Claude Dourguin, Saisons par Lydie Cavelier
Trois entrées saisonnières structurent la table des matières d’un recueil, non pas de récits de voyage, mais de « promenades » dans les lieux les plus « chers » à Claude Dourguin. Les entrées « Automnes » et « Printemps » qualifient un type de « présence », d’accord existentiel que les particularités des cités et des provinces de Mantoue, Padoue, Vérone, Bologne, Ferrare, Toscane et Ombrie viennent moduler. Les « Hivers » appellent quant à eux les « caractères » atmosphériques des capitales Amsterdam, Helsinki, et de l’Archiduché autrichien. La tripartition saisonnière (l’été est oblitéré) fonctionne à la manière d’une table d’harmonie, faisant entrer en résonance des aires distinctes. Libres et fluides, les déambulations viatiques de Claude Dourguin engagent un vaste paysage culturel, mémoriel et imaginaire, propre à instaurer de plain-pied un espace de connivence avec le lecteur : « on », « nous » sommes mus par le « graphisme » des rues, des bâtiments, des ponts ou des quais, aussi bien que par celui des chemins, des torrents, des crêtes et autres déclinaisons géologiques et végétales. Chaque parcours dépend de tel passant, de tel bruit, de telle odeur, de telle échoppe prometteuse (épicerie aussi bien que librairie), autant que de telle œuvre apparentée, qu’elle soit picturale, livresque ou musicale. Car ce sont les détails, choses ou impressions sensibles, qui le plus souvent orientent, entraînent. Leurs surgissements, leurs nuances aimantent chaque « pas », l’investissent d’une teneur « singulière » et proprement interrelationnelle. Le « je » s’efface tout en incarnant des dispositions, des « émotions », des élans spécifiques à tel lieu, telle heure ou telle lumière : les pronoms (on, nous), les présentatifs (c'est, voici), les « inanimés » devenus sujets verbaux (« le premier frisson donne seul le signal du départ », p. 25) ainsi que les tournures avec redoublement du sujet (« Le chemin traverse-t-il », p. 85) marquent non seulement un style, mais une certaine manière de pratiquer, d’éprouver, d’« habiter » l’« âme », l’influx des lieux.
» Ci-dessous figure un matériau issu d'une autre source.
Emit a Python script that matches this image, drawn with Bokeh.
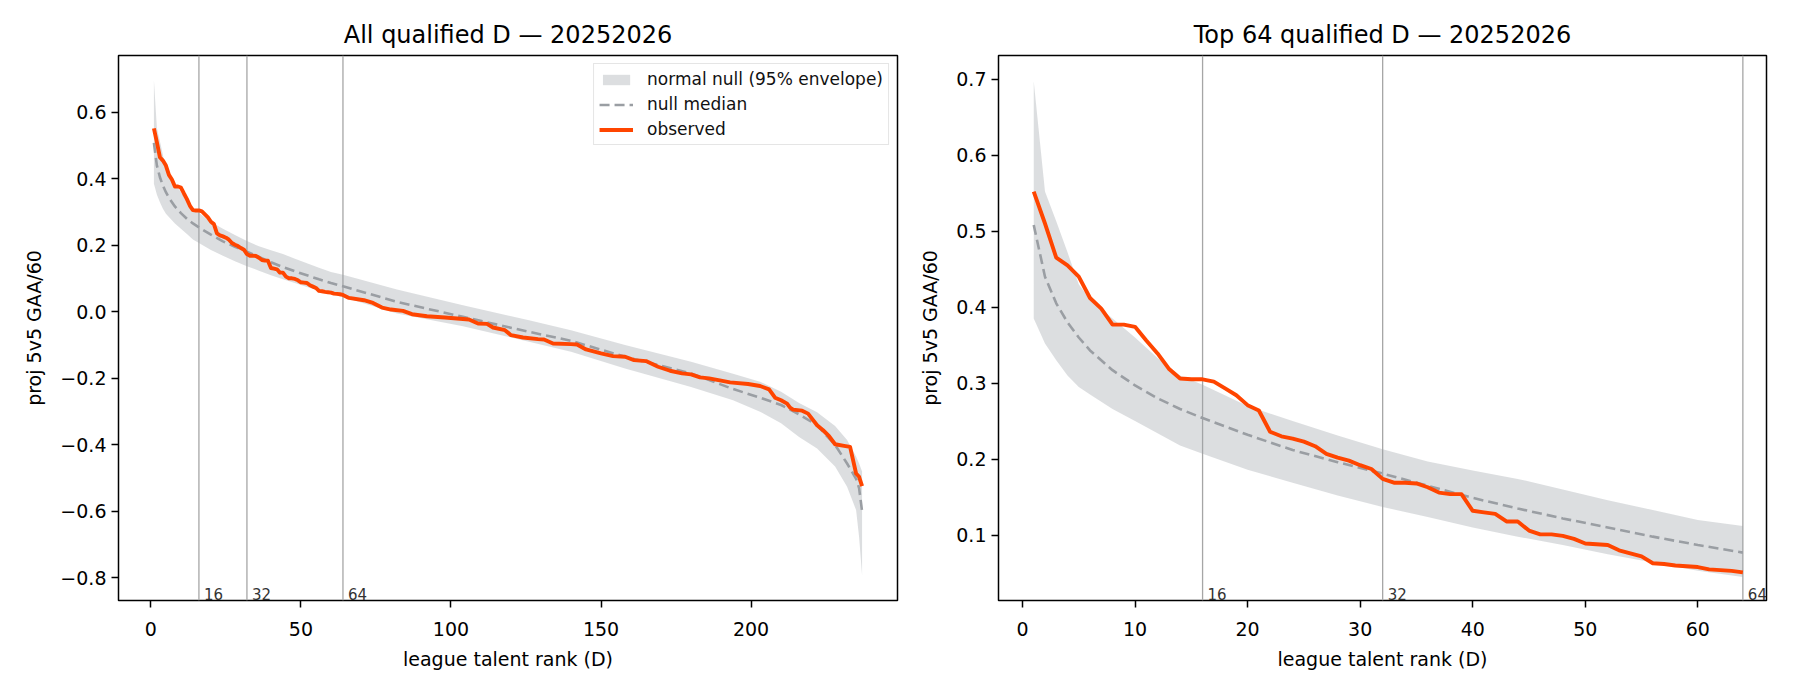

Les variations saisonnières, atmosphériques, chromatiques et géologiques, aussi bien que les pratiques sociales (marchés, bars et autres formes de convivialités) donnent lieu. Elles définissent le singulier « tempo » de chaque endroit, sa qualité de présence, et d’autant plus fortement que sa fréquentation, d’année en année renouvelée, affirme une démarche sur un double plan, physique et mnésique. À parts égales règnent la spontanéité, l’élan et l’allant, le corps et l’âme, la simplicité, la douceur et l’intensité des attentions, des complicités que suscitent les lieux : sans céder aux tropismes mondains, esthétisants ou savants, il s’agit de cultiver « la continuité de la vie, sous toutes les espèces, des œuvres de l’esprit à la nourriture, les unes comme les autres affirmant l’exigence qualitative, esthétique aussi bien : le bonheur, ainsi, s’il se peut, du quotidien » (p. 68). Ainsi comprises, flâneries et déambulations ne relèvent pas de la promenade touristique. La fluidité de l’écriture vient répondre à l’aisance des déambulations, à l’« évidence » (p. 53) d’« un échange » : elle marque le plaisir de glisser d’un versant à l’autre de la vie, le désir d’embrasser et d’« habiter » ces « paysage[s] de culture » véritable, dans lesquels « l’homme a réalisé, accompli dans son entièreté ce qui le fait homme » (p. 190).
D’une heure, d’une place, d’une atmosphère ou d’un parcours à l’autre – et tous les parcours, y compris souvenus, se composent au présent (présent narratif et présent énonciatif confondus) –, les particularités relevées, indissociables matérialités et substantialités, disent l’« unité » du lieu au gré de ses variations mêmes (p. 181). Les choix de composition de l’ouvrage laissent entrevoir les « rituels » de l’autrice, c'est-à-dire une manière poétique d’appréhender les lieux : les échos et les contrepoints thématiques sont métaphoriquement révélateurs d’une forme de beauté et d’harmonie musicale.